In fact, the new tolerance sometimes goes so far as not just to forbid the expression of my belief that your belief is wrong, but goes further and forbids me even from believing that you are wrong, because, they would say, believing that shows I am hateful and a danger to society and eventually may be locked away or punished in some other way for simply holding a viewpoint.
(If you want to read more about the development of this new tolerance, then Don Carson’s book The Intolerance of Tolerance is the place to go.)
Give and Take
So my answer to the question that was asked is: absolutely, Christians should be tolerant of other people’s religious beliefs — namely, with the old tolerance, not the new tolerance; that is, we should be free to name each other’s beliefs as false, defective, inferior, or harmful without being accused of hate or injustice or lack of love.
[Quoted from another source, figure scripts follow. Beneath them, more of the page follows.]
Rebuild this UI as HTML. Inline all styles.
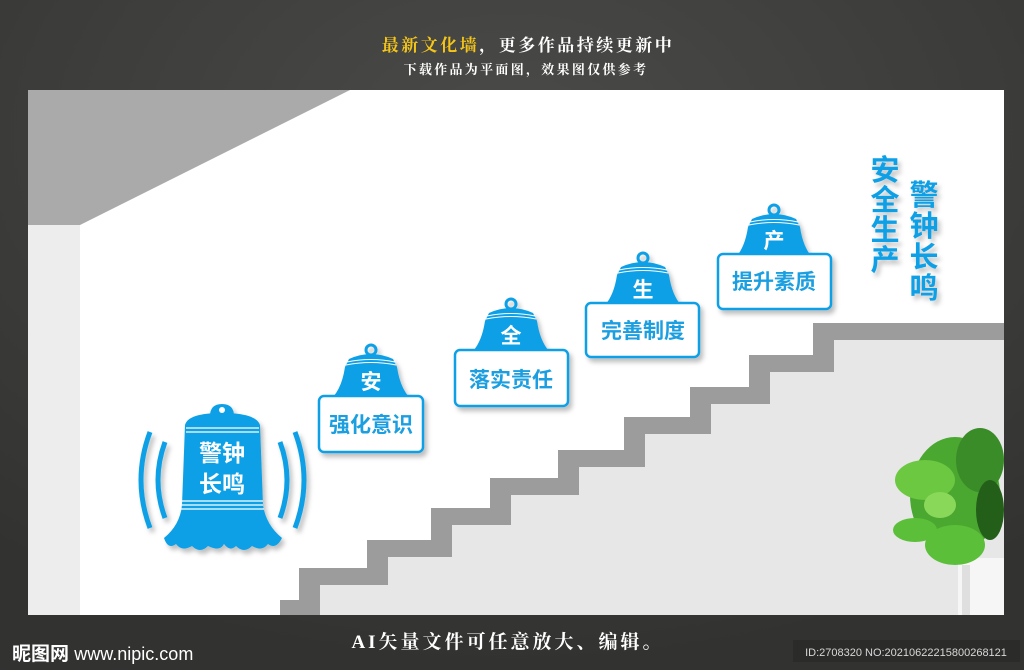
<!DOCTYPE html>
<html><head><meta charset="utf-8"><style>
html,body{margin:0;padding:0;}
body{width:1024px;height:670px;overflow:hidden;background:#3a3a38;}
svg{display:block;}
</style></head><body>
<svg width="1024" height="670" viewBox="0 0 1024 670" xmlns="http://www.w3.org/2000/svg" font-family="'Liberation Sans','Noto Sans CJK SC',sans-serif">
<defs>
<radialGradient id="bg" cx="50%" cy="20%" r="80%"><stop offset="0" stop-color="#4a4a48"/><stop offset="1" stop-color="#323230"/></radialGradient>
<filter id="sh" x="-20%" y="-20%" width="150%" height="150%"><feDropShadow dx="3" dy="4" stdDeviation="2.5" flood-color="#000" flood-opacity="0.25"/></filter>
<g id="sb">
<circle cx="0" cy="5" r="5" fill="none" stroke="#0fa0e6" stroke-width="3"/>
<path d="M-22,14 Q0,4 22,14 L26,22 Q29,42 38,52 L-38,52 Q-29,42 -26,22 Z" fill="#0fa0e6"/>
<path d="M-24,17 Q0,12 24,17 M-25,20 Q0,15 25,20" stroke="#fff" stroke-width="1" fill="none"/>
</g>
</defs>
<rect width="1024" height="670" fill="url(#bg)"/>
<text x="528" y="51" font-size="17" font-weight="bold" fill="#fff" text-anchor="middle" letter-spacing="2.5" font-family="'Liberation Serif','Noto Serif CJK SC',serif"><tspan fill="#f5c518">最新文化墙</tspan>，更多作品持续更新中</text>
<text x="526" y="74" font-size="13" font-weight="bold" fill="#fff" text-anchor="middle" letter-spacing="2.3" font-family="'Liberation Serif','Noto Serif CJK SC',serif">下载作品为平面图，效果图仅供参考</text>
<!-- wall -->
<rect x="28" y="90" width="976" height="525" fill="#fff"/>
<polygon points="28,90 350,90 80,225 28,225" fill="#aaaaaa"/>
<rect x="28" y="225" width="52" height="390" fill="#ededed"/>
<!-- stairs -->
<polygon points="280,615 280,600 299,600 299,568 367,568 367,540 431,540 431,508 490,508 490,478 558,478 558,450 624,450 624,417 690,417 690,387 749,387 749,355 813,355 813,323 1004,323 1004,615" fill="#9c9c9c"/>
<polygon points="300,615 320,615 320,585 388,585 388,557 452,557 452,525 511,525 511,495 579,495 579,467 645,467 645,434 711,434 711,404 770,404 770,372 834,372 834,340 1004,340 1004,615" fill="#e7e7e7"/>
<!-- plant -->
<g>
<rect x="958" y="558" width="46" height="57" fill="#f6f6f6"/>
<rect x="962" y="565" width="8" height="50" fill="#d0d0d0" opacity="0.6"/>
<ellipse cx="955" cy="495" rx="45" ry="58" fill="#4aa830"/>
<ellipse cx="925" cy="480" rx="30" ry="20" fill="#6cc840"/>
<ellipse cx="915" cy="530" rx="22" ry="12" fill="#5cbf3a"/>
<ellipse cx="980" cy="460" rx="24" ry="32" fill="#3a8c28"/>
<ellipse cx="955" cy="545" rx="30" ry="20" fill="#5cbf3a"/>
<ellipse cx="990" cy="510" rx="14" ry="30" fill="#245f1a"/>
<ellipse cx="940" cy="505" rx="16" ry="13" fill="#8ad85a"/>
</g>
<!-- big bell -->
<g filter="url(#sh)">
<path d="M150,432 Q132,480 150,528" stroke="#0fa0e6" stroke-width="5" fill="none"/>
<path d="M165,442 Q151,480 165,518" stroke="#0fa0e6" stroke-width="5" fill="none"/>
<path d="M295,432 Q313,480 295,528" stroke="#0fa0e6" stroke-width="5" fill="none"/>
<path d="M280,442 Q294,480 280,518" stroke="#0fa0e6" stroke-width="5" fill="none"/>
<path d="M210,416 Q210,404 222,404 Q234,404 234,416 Z" fill="#0fa0e6"/>
<circle cx="222" cy="410" r="3" fill="#fff"/>
<path d="M185,425 Q188,413 222,413 Q256,413 260,425 L263,505 Q266,525 282,538 Q276,550 268,544 Q262,552 252,546 Q244,554 236,546 Q230,552 224,544 Q220,552 208,546 Q200,554 192,546 Q182,552 176,544 Q168,550 164,538 Q180,525 182,505 Z" fill="#0fa0e6"/>
<path d="M186,428 L259,428 M186,432 L259,432 M182,501 L263,501 M182,505 L263,505 M181,509 L264,509" stroke="#fff" stroke-width="1.3"/>
<text x="222" y="461" font-size="23" fill="#fff" text-anchor="middle" font-weight="bold">警钟</text>
<text x="222" y="492" font-size="23" fill="#fff" text-anchor="middle" font-weight="bold">长鸣</text>
</g>
<!-- small bells -->
<g filter="url(#sh)">
<use href="#sb" x="371" y="345"/>
<rect x="319" y="396" width="104" height="56" rx="5" fill="#fff" stroke="#0fa0e6" stroke-width="2.5"/>
<text x="371" y="389" font-size="21" font-weight="bold" fill="#fff" text-anchor="middle">安</text>
<text x="371" y="432" font-size="21" font-weight="bold" fill="#1a9fe0" text-anchor="middle">强化意识</text>

<use href="#sb" x="511" y="299"/>
<rect x="455" y="350" width="113" height="56" rx="5" fill="#fff" stroke="#0fa0e6" stroke-width="2.5"/>
<text x="511" y="343" font-size="21" font-weight="bold" fill="#fff" text-anchor="middle">全</text>
<text x="511" y="387" font-size="21" font-weight="bold" fill="#1a9fe0" text-anchor="middle">落实责任</text>

<use href="#sb" x="643" y="253"/>
<rect x="586" y="303" width="113" height="54" rx="5" fill="#fff" stroke="#0fa0e6" stroke-width="2.5"/>
<text x="643" y="297" font-size="21" font-weight="bold" fill="#fff" text-anchor="middle">生</text>
<text x="643" y="338" font-size="21" font-weight="bold" fill="#1a9fe0" text-anchor="middle">完善制度</text>

<use href="#sb" x="774" y="205"/>
<rect x="718" y="254" width="113" height="55" rx="5" fill="#fff" stroke="#0fa0e6" stroke-width="2.5"/>
<text x="774" y="248" font-size="21" font-weight="bold" fill="#fff" text-anchor="middle">产</text>
<text x="774" y="289" font-size="21" font-weight="bold" fill="#1a9fe0" text-anchor="middle">提升素质</text>
</g>
<!-- vertical titles -->
<g filter="url(#sh)" font-size="29" font-weight="bold" fill="#0fa0e6" text-anchor="middle">
<text x="885" y="180">安</text><text x="885" y="210">全</text><text x="885" y="240">生</text><text x="885" y="270">产</text>
<text x="924" y="205">警</text><text x="924" y="236">钟</text><text x="924" y="267">长</text><text x="924" y="298">鸣</text>
</g>
<!-- footer -->
<text x="508" y="648" font-size="19" font-weight="bold" fill="#fff" text-anchor="middle" letter-spacing="3" font-family="'Liberation Serif','Noto Serif CJK SC',serif">AI矢量文件可任意放大、编辑。</text>
<text x="12" y="660" font-size="19" font-weight="bold" fill="#fff">昵图网 <tspan font-size="18" font-weight="normal">www.nipic.com</tspan></text>
<rect x="793" y="640" width="227" height="22" fill="#2b2b2a"/>
<text x="906" y="656" font-size="11" fill="#d8d8d8" text-anchor="middle">ID:2708320 NO:20210622215800268121</text>
</svg>
</body></html>
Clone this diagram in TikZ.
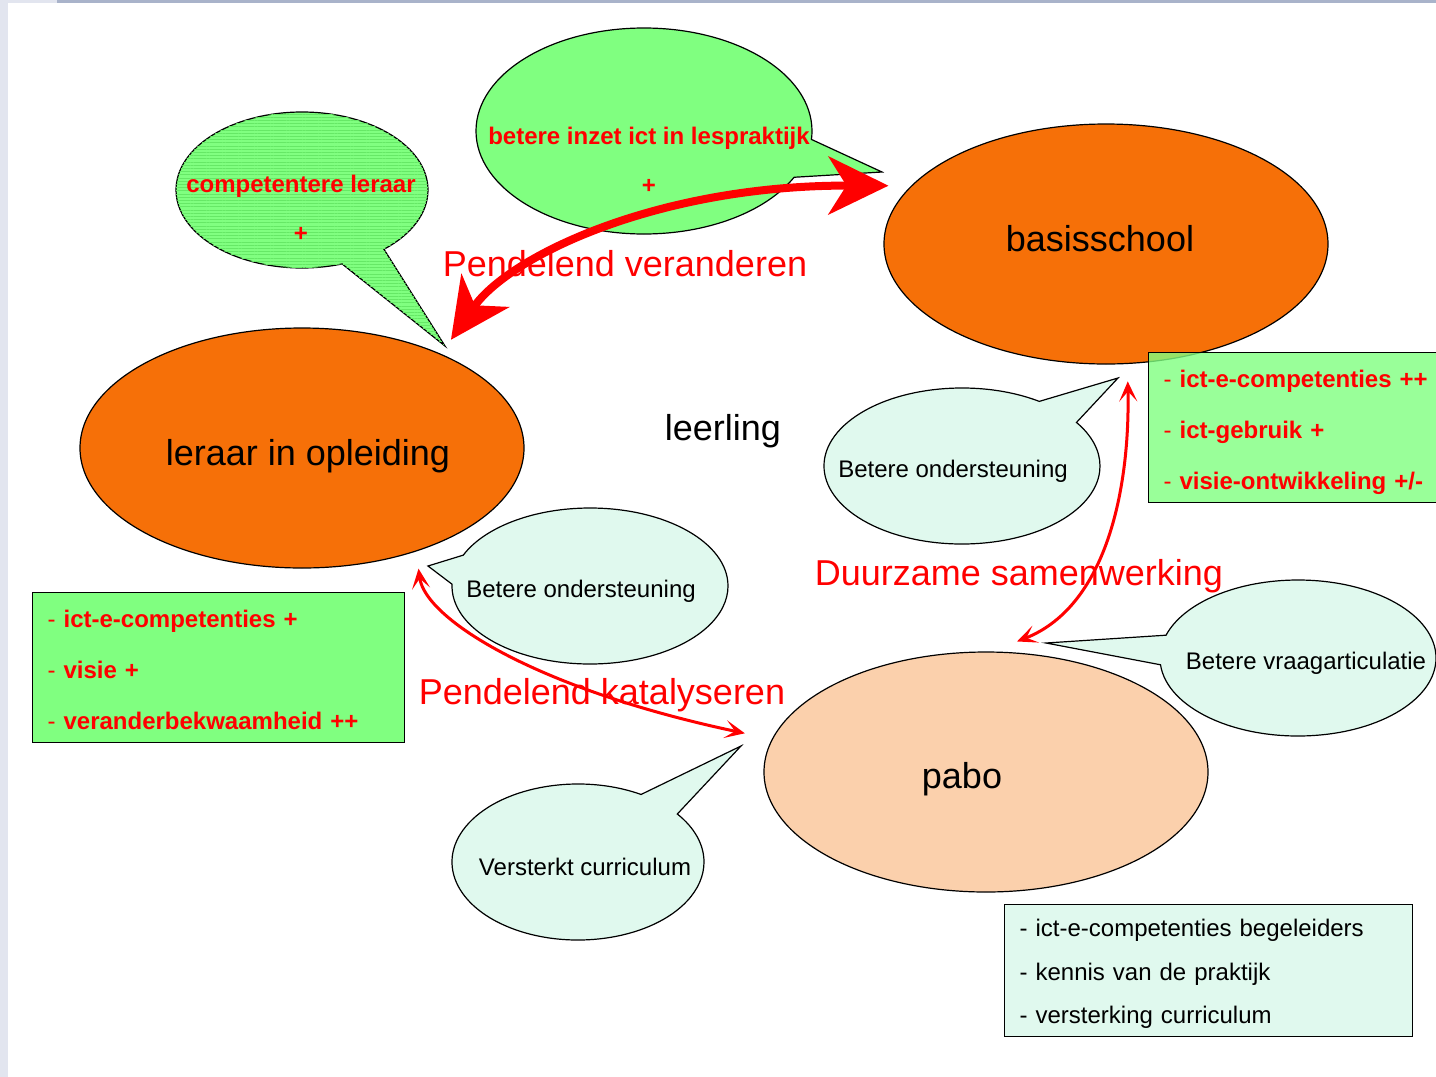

In fact, we must defend the fact that calling error error may be the very loving thing to do if it is done in the right spirit — that is, a spirit that desires the good of the other person, not a hateful spirit. We don’t want bad things to happen to another person. We want good things to happen and that is why we speak truth.
So saying that we definitely should be tolerant of other people’s religious beliefs means that we should humbly and honestly tell them where we stand and how we understand where they stand and be as clear and open with the disagreement as possible, and that disagreement should not feel threatening politically. And if we have thick enough skins, it wouldn’t even have to destroy an ongoing relationship of open, honest, rough-and-tumble, give-and-take.
The Tolerance We All Need
And part of this tolerance that Christians should support is the insistence that we do not support the coercion of anyone’s belief to be similar to our own. We persuade. We argue. We woo. We hold out warnings of what we think God or circumstances may bring about and we plead. But we do not persecute. And we do not force. And we do not manipulate or do anything underhanded or try to bribe or do political maneuvering or do violence to change a person’s mind. That is what tolerance means — the tolerance that we believe in.
The reason we believe in it — this is so important. I will just say this finally. The reason we believe in it is not simply (though this is important) that it makes for a more civil order in a pluralistic society and protects us from violence, but even more essentially it belongs to the very nature of Christianity that genuine faith in God, genuine allegiance to Jesus, genuine Christ-exalting obedience to God’s word is only possible if it is uncoerced and free.
Therefore, the old kind of tolerance is built into the very nature of Christianity. That is the thing to grasp. And where so-called “Christians” have contradicted this tolerance in history by using force and compelling belief at the penalty of death or imprisonment, that has been acting against the nature of Christianity — even if they call themselves Christians.
So I will say it again: The answer to the question that was asked is: yes, Christians should be tolerant of other people’s religious beliefs in the good, old, rough-and-tumble way of tolerance, when it meant the right to express strong disagreement and the time when truth was objective — a reality outside ourselves — and everyone was pursuing it and arguing whether they had it or not.